Gedenken an die deportierten jüdischen MitbürgerInnen im 3. Bezirk in Wien
Als ich soeben meine Frau nächtens von der Straßenbahn im 3. Wiener Gemeindebezirk abholte und wir in unsere Gasse einbogen, entdeckten wir zwei Häuser weiter eine Kerze am Boden stehen. Neugierig, wie wir sind, mussten wir natürlich nachsehen, warum diese dort aufgestellt worden war. Als wir darauf zugingen, erinnerten wir uns, dass dort im Boden eine Gedenktafel an die jüdischen Bewohner dieses Hauses eingelassen ist, die an die Menschen erinnert, die von dort deportiert wurden und in den Konzentrationslagern den Tod fanden. In derselben Sekunde, als ich dessen gewahr wurde, war ich zutiefst berührt und den Tränen nahe. Da fiel es mir auch wie Schuppen von den Augen, woran ich heute kein einziges Mal gedacht hatte: Heute wiederholt sich das Gedenken an die Reichspogromnacht zum 73. Mal. Eine ungerade Zahl, die es offenbar nicht Wert war, in den Medien Eingang zu finden. Aber diese kleine Geste, ein solch persönliches Gedenken an die Reichspogromnacht vom 9. November 1938, erschütterte mich zutiefst. Der daneben stehende winzige Topf mit kleinen Rosen und das Grablicht, das bei den Christen ja häufig am Allerheiligentag auf die Gräber gestellt wird, waren für mich ein sichtbares Zeichen des liebevollen Gedenkens an Menschen, die in einer dunklen Zeit umkamen. Dieses winzig kleine Zeichen, inmitten dieser virilen Großstadt erinnerte mich urplötzlich an die eigene Familiengeschichte; verlor ich doch einen Großvater an die Nazischergen. Dass wir bei dieser Betrachtung des kleinen, zuckenden Flämmchens unseren Kopf neigen mussten, erzeugte neben Nachdenklichkeit und Gedenken gleichzeitig das Gefühl einer großen Demut.

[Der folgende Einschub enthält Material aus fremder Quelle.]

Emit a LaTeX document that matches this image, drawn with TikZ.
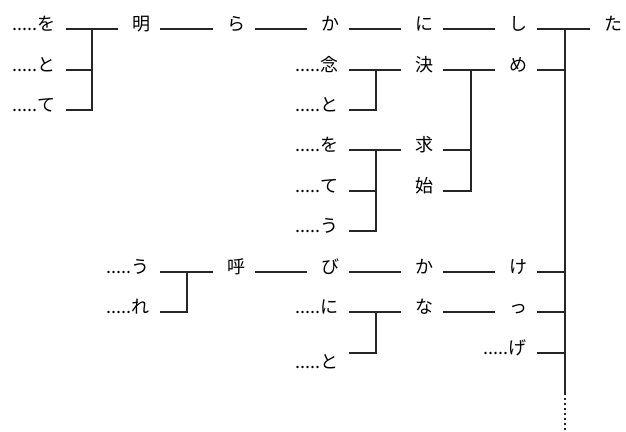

Wie viele Menschen dachten heute wohl an das Schicksal der jüdischen Gemeinden und der jüdischen Mitbürgerinnen und Mitbürger im Jahr 1938? Auch ich hätte mir nicht sonderlich große Gedanken über den heutigen Tag gemacht. Erst dieser emotionale Moment führte dazu, mich hinzusetzen und diesen Text zu schreiben und mich zu fragen, wie es mit der Toleranz gegenüber Andersdenkenden aussieht. Ich begann nachzudenken, wie oft ich die Meinung oder den Lebenswandel anderer für unangemessen, dumm oder gar verwerflich halte. Wie oft ich es an der nötigen Toleranz fehlen lasse und mir gar keine Gedanken darüber mache, dass dies jemanden verletzen könnte. Jeder von uns hat Momente, in denen die Vorurteile mit ihm durchgehen und er oder sie schon mal bereit ist, Methoden oder Handlungen zu akzeptieren, die in einem anderen Kontext undenkbar wären. Gerade solche Situationen wie die Kerze und die Rose auf dem Gedenkstein machen mir bewusst, wie wichtig es ist achtsam zu sein und seine Meinungen und Ideen zu hinterfragen. Wir müssen die Toleranz und Demut vor Andersdenkenden und Andersgläubigen immer wieder aktiv einfordern und uns nicht zurückziehen und aus Bequemlichkeit die Auseinandersetzung scheuen. All zu oft lassen wir Menschen ihre Intoleranz durchgehen und glauben die Mühe dagegen aufzutreten lohne sich nicht, da solcherlei verbohrte Geister ohnehin nie ihre Meinung änderten. Gerade diese Bequemlichkeit aber war es, die Unmenschlichkeit und Barbarei in den Jahren 1933 bis 1945 unterstützt und zugelassen haben. Diese kleine Geste einer mir unbekannten Person hat mich erneut sensibilisiert und gezeigt, dass Toleranz, Achtsamkeit und Demut ein Boden sind, auf dem keine erneute menschliche Katastrophe wie der Holocaust oder die Reichspogromnacht möglich ist. Diese Gedanken wollte ich heute an diesem 9. November mit Ihnen teilen in der Hoffnung, dass diese wenigen Zeilen Sie zum Nachdenken anregen. Ich bin dankbar für dieses Erlebnis und ziehe den Hut vor dem Menschen, der mir diese Gedanken erst ermöglichte.